A tel point que le Revpar (revenu par chambre disponible) devrait s’accroître de 4,5 % sous l’impulsion du taux d’occupation (2). « Conjoncturellement, le marché se porte bien et structurellement, l’Europe représente 50 % des parts de marché du tourisme mondial », rappelle Grégory Soppelsa, directeur général d’Atream. Avec 22 milliards d’euros de transactions annuelles (soit 10 % de l’investissement immobilier global en Europe), l’hôtellerie apparaît comme un sous-jacent porteur et liquide, bénéficiant d’un marché profond. « Plus de 65 % des établissements français hôteliers indépendants sont sujets à consolidation. En raison de la pyramide des âges, beaucoup d’actifs intéressants sont aujourd’hui à reprendre », explique Xavier Anthonioz, président d’123 IM qui assure n’avoir jamais autant collecté que cette année sur ce type d’actif. Et pour cause : alors les rendements des SCPI tendent à baisser et que la volatilité des marchés financiers refroidit toujours les particuliers, leur appétit pour l’hôtellerie s’aiguise.
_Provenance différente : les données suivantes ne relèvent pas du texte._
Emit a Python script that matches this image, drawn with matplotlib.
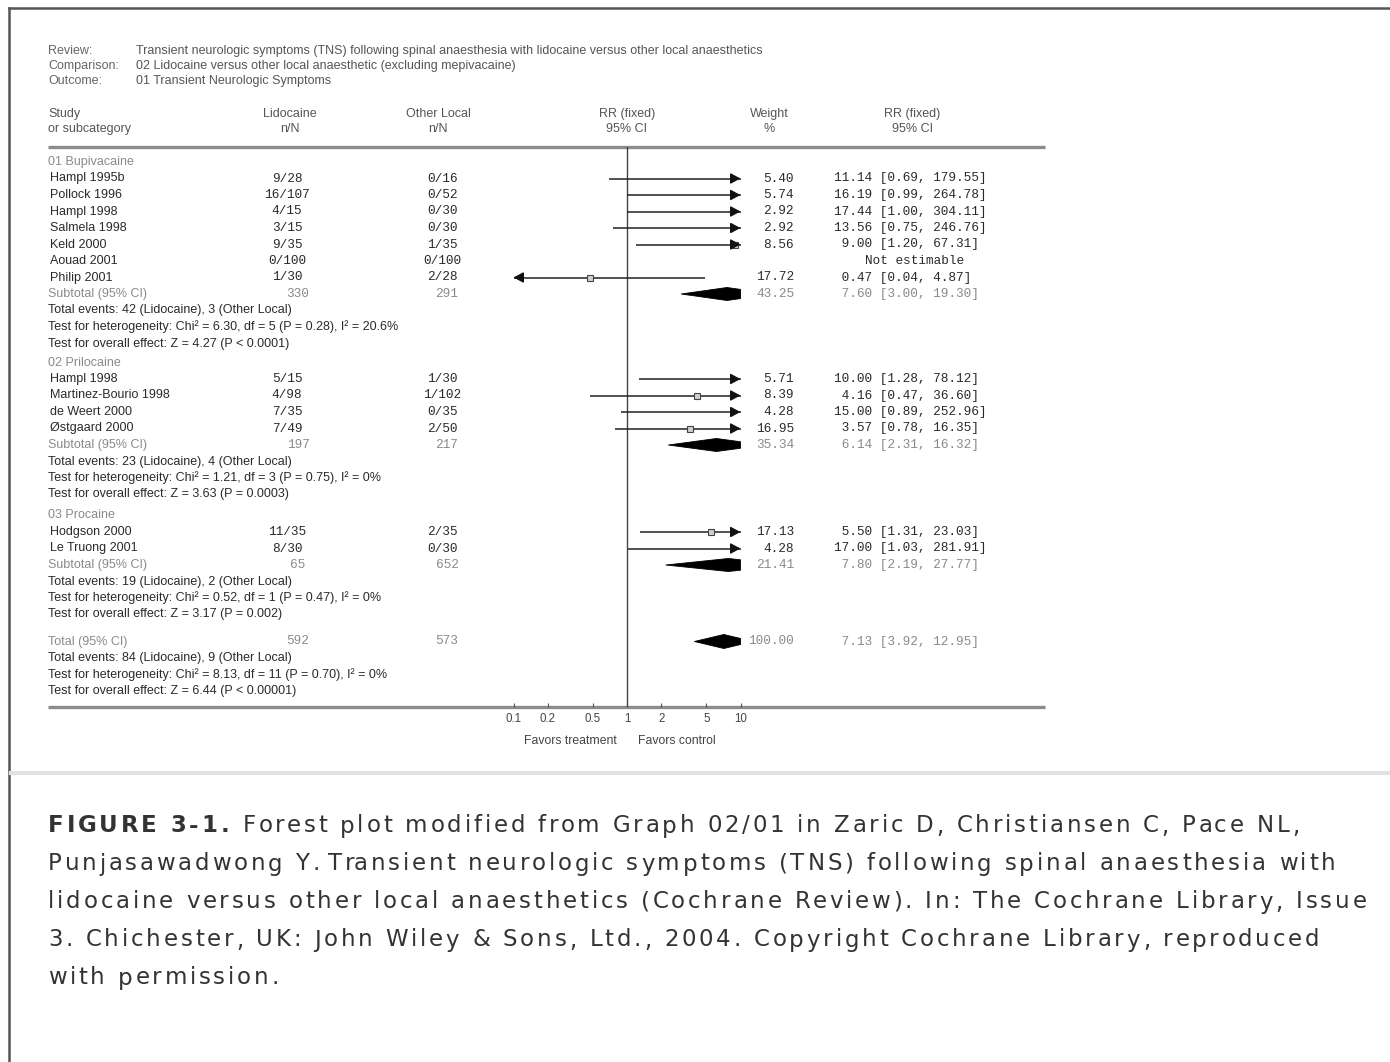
import numpy as np
import matplotlib
matplotlib.use("Agg")
import matplotlib.pyplot as plt
from matplotlib.patches import Polygon
from matplotlib.font_manager import FontProperties

W, H = 1390, 1062

review = "Transient neurologic symptoms (TNS) following spinal anaesthesia with lidocaine versus other local anaesthetics"
comparison = "02 Lidocaine versus other local anaesthetic (excluding mepivacaine)"
outcome = "01 Transient Neurologic Symptoms"

groups = ["01 Bupivacaine", "02 Prilocaine", "03 Procaine"]
study_group = [0, 0, 0, 0, 0, 0, 0, 1, 1, 1, 1, 2, 2]
studies = ["Hampl 1995b", "Pollock 1996", "Hampl 1998", "Salmela 1998", "Keld 2000",
           "Aouad 2001", "Philip 2001",
           "Hampl 1998", "Martinez-Bourio 1998", "de Weert 2000", "Østgaard 2000",
           "Hodgson 2000", "Le Truong 2001"]
lido_nN = ["9/28", "16/107", "4/15", "3/15", "9/35", "0/100", "1/30",
           "5/15", "4/98", "7/35", "7/49", "11/35", "8/30"]
other_nN = ["0/16", "0/52", "0/30", "0/30", "1/35", "0/100", "2/28",
            "1/30", "1/102", "0/35", "2/50", "2/35", "0/30"]
weight = [5.40, 5.74, 2.92, 2.92, 8.56, None, 17.72, 5.71, 8.39, 4.28, 16.95, 17.13, 4.28]
rr = [11.14, 16.19, 17.44, 13.56, 9.00, None, 0.47, 10.00, 4.16, 15.00, 3.57, 5.50, 17.00]
rr_lo = [0.69, 0.99, 1.00, 0.75, 1.20, None, 0.04, 1.28, 0.47, 0.89, 0.78, 1.31, 1.03]
rr_hi = [179.55, 264.78, 304.11, 246.76, 67.31, None, 4.87, 78.12, 36.60, 252.96, 16.35, 23.03, 281.91]

sub_lido_n = [330, 197, 65]
sub_other_n = [291, 217, 652]
sub_weight = [43.25, 35.34, 21.41]
sub_rr = [7.60, 6.14, 7.80]
sub_lo = [3.00, 2.31, 2.19]
sub_hi = [19.30, 16.32, 27.77]
sub_ev_lido = [42, 23, 19]
sub_ev_other = [3, 4, 2]
sub_chi = ["6.30", "1.21", "0.52"]
sub_df = [5, 3, 1]
sub_p_het = ["0.28", "0.75", "0.47"]
sub_i2 = ["20.6%", "0%", "0%"]
sub_z = ["4.27", "3.63", "3.17"]
sub_p_z = ["P < 0.0001", "P = 0.0003", "P = 0.002"]

tot_lido_n, tot_other_n = 592, 573
tot_weight = 100.00
tot_rr, tot_lo, tot_hi = 7.13, 3.92, 12.95
tot_ev_lido, tot_ev_other = 84, 9
tot_chi, tot_df, tot_p_het, tot_i2 = "8.13", 11, "0.70", "0%"
tot_z, tot_p_z = "6.44", "P < 0.00001"

ticks = [0.1, 0.2, 0.5, 1, 2, 5, 10]
tick_labels = ["0.1", "0.2", "0.5", "1", "2", "5", "10"]

caption_bold = "FIGURE 3-1. "
caption = ["Forest plot modified from Graph 02/01 in Zaric D, Christiansen C, Pace NL,",
           "Punjasawadwong Y. Transient neurologic symptoms (TNS) following spinal anaesthesia with",
           "lidocaine versus other local anaesthetics (Cochrane Review). In: The Cochrane Library, Issue",
           "3. Chichester, UK: John Wiley & Sons, Ltd., 2004. Copyright Cochrane Library, reproduced",
           "with permission."]

SANS = "Liberation Sans"
MONO = "Liberation Mono"
FS = 9.0
MFS = 9.2
DARK = "#2a2a2a"
GREY = "#8a8a8a"

fig = plt.figure(figsize=(W / 100, H / 100), dpi=100)
bg = fig.add_axes([0, 0, 1, 1])
bg.set_xlim(0, W)
bg.set_ylim(H, 0)
bg.axis("off")

# frame and separator
bg.plot([9, W], [8, 8], color="#555555", lw=1.8)
bg.plot([9, 9], [8, H], color="#555555", lw=1.8)
bg.plot([11, W], [773, 773], color="#e2e2e2", lw=3)

# forest axes: log scale mapped onto pixel columns 513.5..740.5
x0, x1 = 513.5, 740.5
ytop, ybot = 147, 707
fax = fig.add_axes([x0 / W, 1 - ybot / H, (x1 - x0) / W, (ybot - ytop) / H])
fax.set_xscale("log")
fax.set_xlim(0.1, 10)
fax.set_ylim(ybot, ytop)
fax.set_frame_on(False)
fax.tick_params(axis="y", left=False, labelleft=False)
fax.set_xticks(ticks)
fax.set_xticklabels(tick_labels, fontfamily=SANS, fontsize=8.3, color="#444444")
fax.xaxis.set_minor_locator(matplotlib.ticker.NullLocator())
fax.tick_params(axis="x", direction="in", length=3, width=0.8, color="#555555", pad=4)
fax.axvline(1, color="#444444", lw=1)

# header
for i, (lab, val) in enumerate([("Review:", review), ("Comparison:", comparison), ("Outcome:", outcome)]):
    yy = 51 + i * 15
    bg.text(48, yy, lab, fontsize=FS, family=SANS, color="#666666", va="center")
    bg.text(136, yy, val, fontsize=FS, family=SANS, color="#555555", va="center")

bg.text(48, 114, "Study", fontsize=FS, family=SANS, color="#555555", va="center")
bg.text(48, 129, "or subcategory", fontsize=FS, family=SANS, color="#555555", va="center")
for xc, l1, l2 in [(290, "Lidocaine", "n/N"), (438, "Other Local", "n/N"), (627, "RR (fixed)", "95% CI"),
                   (769, "Weight", "%"), (912, "RR (fixed)", "95% CI")]:
    bg.text(xc, 114, l1, fontsize=FS, family=SANS, color="#555555", va="center", ha="center")
    bg.text(xc, 129, l2, fontsize=FS, family=SANS, color="#555555", va="center", ha="center")

bg.plot([48, 1045], [147, 147], color="#8c8c8c", lw=2.4, solid_capstyle="butt")
bg.plot([48, 1045], [ybot, ybot], color="#8c8c8c", lw=2.4, solid_capstyle="butt")


def diamond(est, lo, hi, y, h):
    right = min(hi, 10)
    f = 0.0
    if hi > 10:
        f = (np.log10(hi) - 1) / (np.log10(hi) - np.log10(est))
    pts = [(lo, y), (est, y - h), (right, y - h * f), (right, y + h * f), (est, y + h)]
    fax.add_patch(Polygon(pts, closed=True, fc="black", ec="black", lw=0.6, clip_on=False))


def arrow_head(xa, xb, y):
    fax.annotate("", xy=(xb, y), xytext=(xa, y), annotation_clip=False,
                 arrowprops=dict(arrowstyle="-|>,head_length=0.6,head_width=0.32", color="#111111",
                                 lw=1, shrinkA=0, shrinkB=0, mutation_scale=10))


def ci_line(est, lo, hi, y):
    left, right = max(lo, 0.1), min(hi, 10)
    fax.plot([left, right], [y, y], color="#222222", lw=1.1, clip_on=False, solid_capstyle="butt")
    if hi > 10:
        arrow_head(8.5, 10, y)
    if lo < 0.1:
        arrow_head(0.12, 0.1, y)
    if 0.1 < est < 10:
        fax.plot(est, y, marker="s", ms=4, mfc="#d0d0d0", mec="#444444", mew=0.8, clip_on=False)


def num_cols(w, est, lo, hi, y, color):
    bg.text(794, y, "%.2f" % w, fontsize=MFS, family=MONO, color=color, va="center", ha="right")
    bg.text(834, y, "%5.2f [%.2f, %.2f]" % (est, lo, hi), fontsize=MFS, family=MONO,
            color=color, va="center", ha="left")


def stats_lines(y, ev_l, ev_o, chi, df, p_het, i2, z, p_z):
    lines = ["Total events: %d (Lidocaine), %d (Other Local)" % (ev_l, ev_o),
             "Test for heterogeneity: Chi² = %s, df = %d (P = %s), I² = %s" % (chi, df, p_het, i2),
             "Test for overall effect: Z = %s (%s)" % (z, p_z)]
    for k, s in enumerate(lines):
        bg.text(48, y + k * pitch, s, fontsize=FS, family=SANS, color=DARK, va="center")


pitch = 16.5
gap_after = [19, 21, 27]
y = 162
for g, name in enumerate(groups):
    bg.text(48, y, name, fontsize=FS, family=SANS, color=GREY, va="center")
    y += pitch
    for i in [k for k, sg in enumerate(study_group) if sg == g]:
        bg.text(50, y, studies[i], fontsize=FS, family=SANS, color=DARK, va="center")
        bg.text(287, y, lido_nN[i], fontsize=MFS, family=MONO, color=DARK, va="center", ha="center")
        bg.text(442, y, other_nN[i], fontsize=MFS, family=MONO, color=DARK, va="center", ha="center")
        if rr[i] is None:
            bg.text(915, y, "Not estimable", fontsize=MFS, family=MONO, color=DARK, va="center", ha="center")
        else:
            ci_line(rr[i], rr_lo[i], rr_hi[i], y)
            num_cols(weight[i], rr[i], rr_lo[i], rr_hi[i], y, DARK)
        y += pitch
    bg.text(48, y, "Subtotal (95% CI)", fontsize=FS, family=SANS, color=GREY, va="center")
    bg.text(298, y, str(sub_lido_n[g]), fontsize=MFS, family=MONO, color=GREY, va="center", ha="center")
    bg.text(447, y, str(sub_other_n[g]), fontsize=MFS, family=MONO, color=GREY, va="center", ha="center")
    diamond(sub_rr[g], sub_lo[g], sub_hi[g], y, 6.5)
    num_cols(sub_weight[g], sub_rr[g], sub_lo[g], sub_hi[g], y, GREY)
    y += pitch
    stats_lines(y, sub_ev_lido[g], sub_ev_other[g], sub_chi[g], sub_df[g], sub_p_het[g],
                sub_i2[g], sub_z[g], sub_p_z[g])
    y += 2 * pitch + gap_after[g]

bg.text(48, y, "Total (95% CI)", fontsize=FS, family=SANS, color=GREY, va="center")
bg.text(298, y, str(tot_lido_n), fontsize=MFS, family=MONO, color=GREY, va="center", ha="center")
bg.text(447, y, str(tot_other_n), fontsize=MFS, family=MONO, color=GREY, va="center", ha="center")
diamond(tot_rr, tot_lo, tot_hi, y, 7)
num_cols(tot_weight, tot_rr, tot_lo, tot_hi, y, GREY)
stats_lines(y + pitch, tot_ev_lido, tot_ev_other, tot_chi, tot_df, tot_p_het, tot_i2, tot_z, tot_p_z)

bg.text(570, 741, "Favors treatment", fontsize=8.8, family=SANS, color="#444444", va="center", ha="center")
bg.text(677, 741, "Favors control", fontsize=8.8, family=SANS, color="#444444", va="center", ha="center")

# caption, letter-spaced like the web page
fig.canvas.draw()
r = fig.canvas.get_renderer()
CFS = 16.5
p_reg = FontProperties(family="DejaVu Sans", size=CFS)
p_bold = FontProperties(family="DejaVu Sans", size=CFS, weight="bold")


def adv(s, prop):
    w_bar = r.get_text_width_height_descent("|", prop, ismath=False)[0]
    return r.get_text_width_height_descent(s + "|", prop, ismath=False)[0] - w_bar


def spaced(x, yy, s, prop, track):
    for i, ch in enumerate(s):
        if ch == " ":
            continue
        bg.text(x + adv(s[:i], prop) + i * track, yy, ch, fontproperties=prop, color="#333333", va="center")
    return x + adv(s, prop) + len(s) * track


# one letter-spacing value, fitted to where the first four lines end
line_ends = [1318, 1330, 1356, 1316]
fits = []
for k in range(4):
    nat = adv(caption[k], p_reg)
    n = len(caption[k]) - 1
    if k == 0:
        nat += adv(caption_bold, p_bold)
        n += len(caption_bold)
    fits.append((line_ends[k] - 48 - nat) / n)
track = max(0.0, float(np.mean(fits)))

for k, line in enumerate(caption):
    yy = 826 + k * 38
    xx = 48
    if k == 0:
        xx = spaced(xx, yy, caption_bold, p_bold, track)
    spaced(xx, yy, line, p_reg, track)

fig.savefig("out.png", dpi=100)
Cela tombe bien, il y a de la place, sur le marché, pour les nouveaux entrants.

Besoin de financement

Parc hôtelier vétuste, offre qui peine à répondre à une demande touristique internationale croissante : les besoins de financement du secteur, détenu à 80 % par des propriétaires indépendants, sont importants. « Pour un certain nombre d’exploitants qui ne se sont pas remis en question, le produit ne correspond plus aux attentes et le taux de remplissage, comme le prix des nuitées, diminuent », observe Xavier Anthonioz. Outre le soutien de 100 M€ accordé par la BPI pour accompagner la transformation des groupes hôteliers français, des investissements sont nécessaires pour structurer un marché dont les liquidités injectées ne suffisent pas à assurer l’ensemble des rénovations. Ce chantier a été repris en main par des sociétés de gestion qui ont ouvert leur capital au grand public. « Confidentiel il y a dix ans, le marché est aujourd’hui devenu plus mature et normé quant aux possibilités de se financer et se structurer », indique le président d’123 IM. Il est surtout désormais possible, pour un particulier, de n’investir que partiellement dans un hôtel, et surtout, de ne pas en assumer la gestion.
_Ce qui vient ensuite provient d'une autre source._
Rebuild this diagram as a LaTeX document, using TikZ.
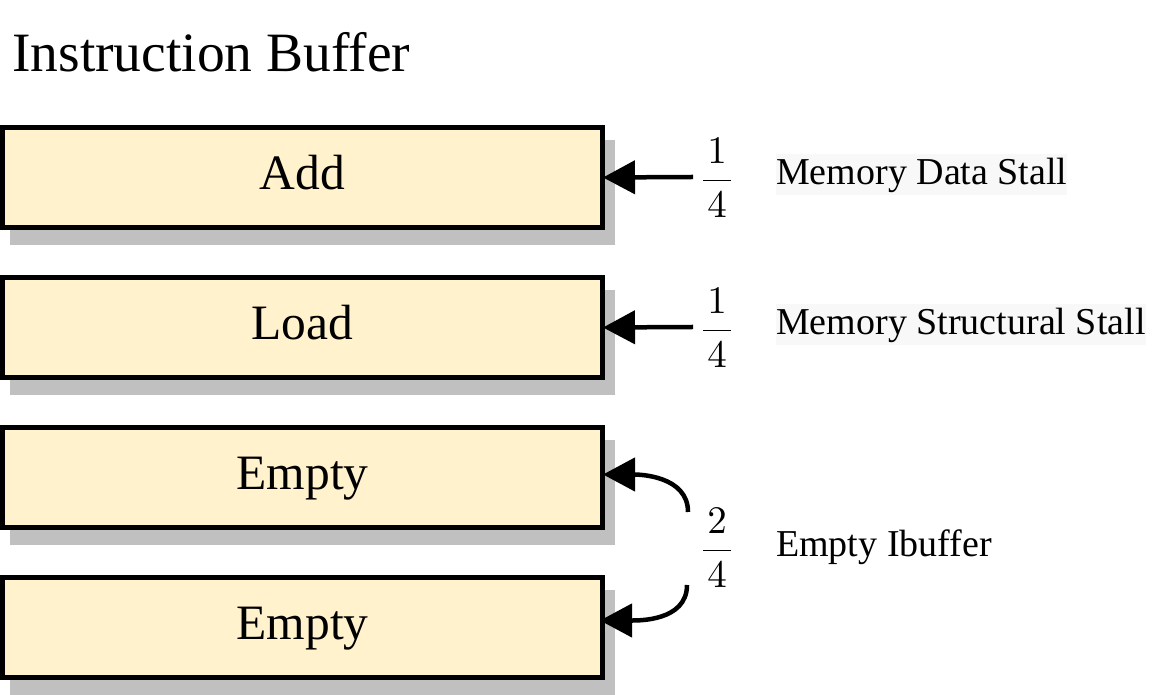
\documentclass[tikz,border=0pt]{standalone}
\usepackage{fontspec}
\setmainfont{Liberation Serif}
\usetikzlibrary{arrows.meta,backgrounds}
\definecolor{boxfill}{HTML}{FFF2CC}
\definecolor{shadowc}{HTML}{C0C0C0}
\definecolor{labelbg}{HTML}{F8F8F8}
\newcommand{\bigfrac}[2]{\scalebox{3.9}{$\displaystyle\frac{\kern1pt#1\kern1pt}{\kern1pt#2\kern1pt}$}}
\begin{document}
\begin{tikzpicture}[x=1pt,y=1pt,
  bufbox/.style={draw=black, line width=5pt, fill=boxfill, minimum width=600pt, minimum height=100pt,
    inner sep=0pt, font=\fontsize{49.5}{58}\selectfont, text height=30pt, text depth=5pt},
  ptr/.style={line width=4.5pt, -{Triangle[length=32pt,width=33pt]}},
  fracnode/.style={inner sep=0pt, font=\normalsize},
  lbl/.style={anchor=base west, inner sep=0pt, font=\fontsize{38}{46}\selectfont},
  lblbg/.style={lbl, fill=labelbg, text height=31pt, text depth=10pt},
  titlenode/.style={anchor=base west, inner sep=0pt, font=\fontsize{55.5}{66}\selectfont}]
\useasboundingbox (0,0) rectangle (1155,695);

\node[titlenode] (t) at (12,623) {Instruction Buffer};

\node[bufbox] (b1) at (302.5,517.5) {Add};
\node[bufbox] (b2) at (302.5,367.5) {Load};
\node[bufbox] (b3) at (302.5,217.5) {Empty};
\node[bufbox] (b4) at (302.5,67.5) {Empty};

\begin{scope}[on background layer]
  \foreach \n in {b1,b2,b3,b4}
    \fill[shadowc] ([shift={(10,-15)}]\n.south west) rectangle ([shift={(10,-15)}]\n.north east);
\end{scope}

\node[fracnode] (f1) at (717,517) {\bigfrac{1}{4}};
\node[fracnode] (f2) at (717,367) {\bigfrac{1}{4}};
\node[fracnode] (f3) at (717,147) {\bigfrac{2}{4}};

\node[lblbg] (l1) at (776,510) {Memory Data Stall};
\node[lblbg] (l2) at (776,360) {Memory Structural Stall};
\node[lbl] (l3) at (776,138) {Empty Ibuffer};

\coordinate (s1) at (693,518);
\coordinate (s2) at (693,368);
\coordinate (s3) at (688,183);
\coordinate (s4) at (687,110);
\draw[ptr] (s1) -- ([xshift=-2pt]b1.east);
\draw[ptr] (s2) -- ([xshift=-2pt]b2.east);
\draw[ptr] (s3) to[out=90,in=0] ([xshift=-2pt,yshift=3pt]b3.east);
\draw[ptr] (s4) to[out=-90,in=0] ([xshift=-5pt,yshift=7pt]b4.east);
\end{tikzpicture}
\end{document}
Plusieurs modalités d’exploitation sont possibles : le modèle du bailleur-preneur classique, via un contrat de gestion reliant l’exploitation de l’établissement à un groupe hôtelier (dans ce cas, l’entité détient les murs et le fonds de commerce) ou dans le cadre d’un contrat de franchise. Faute d’offre (l’achat des murs reste le pré carré des institutionnels) et de moyens, le schéma d’investissement se fait rarement en direct mais le plus souvent via une société de gestion – fonds d’investissement, banque privée – qui propose une activité de capital-risque (ou Private Equity).

Capital-risque, mode d’emploi

Dans le cadre du Private Equity, l’actif hôtelier n’est qu’une composante de l’investissement. Les sociétés de gestion qui investissent dans l’hôtellerie ont pour objectif de restructurer, rénover et valoriser les établissements. Il s’agit d’opérations à effet de levier visant à générer de la plus-value et accroître la valeur du fonds de commerce pour atteindre des taux de rendements nets après débouclage de 7 à 8 % en moyenne, supérieurs à ceux de l’immobilier classique. « Nous avons accompagné plus d’une vingtaine de groupes hôteliers dans leur stratégie de développement et consacré 200 millions d’euros en fonds propres dans la réhabilitation de ces immeubles. Ces investissements nous ont permis d’améliorer la rentabilité des établissements acquis », démontre Xavier Anthonioz.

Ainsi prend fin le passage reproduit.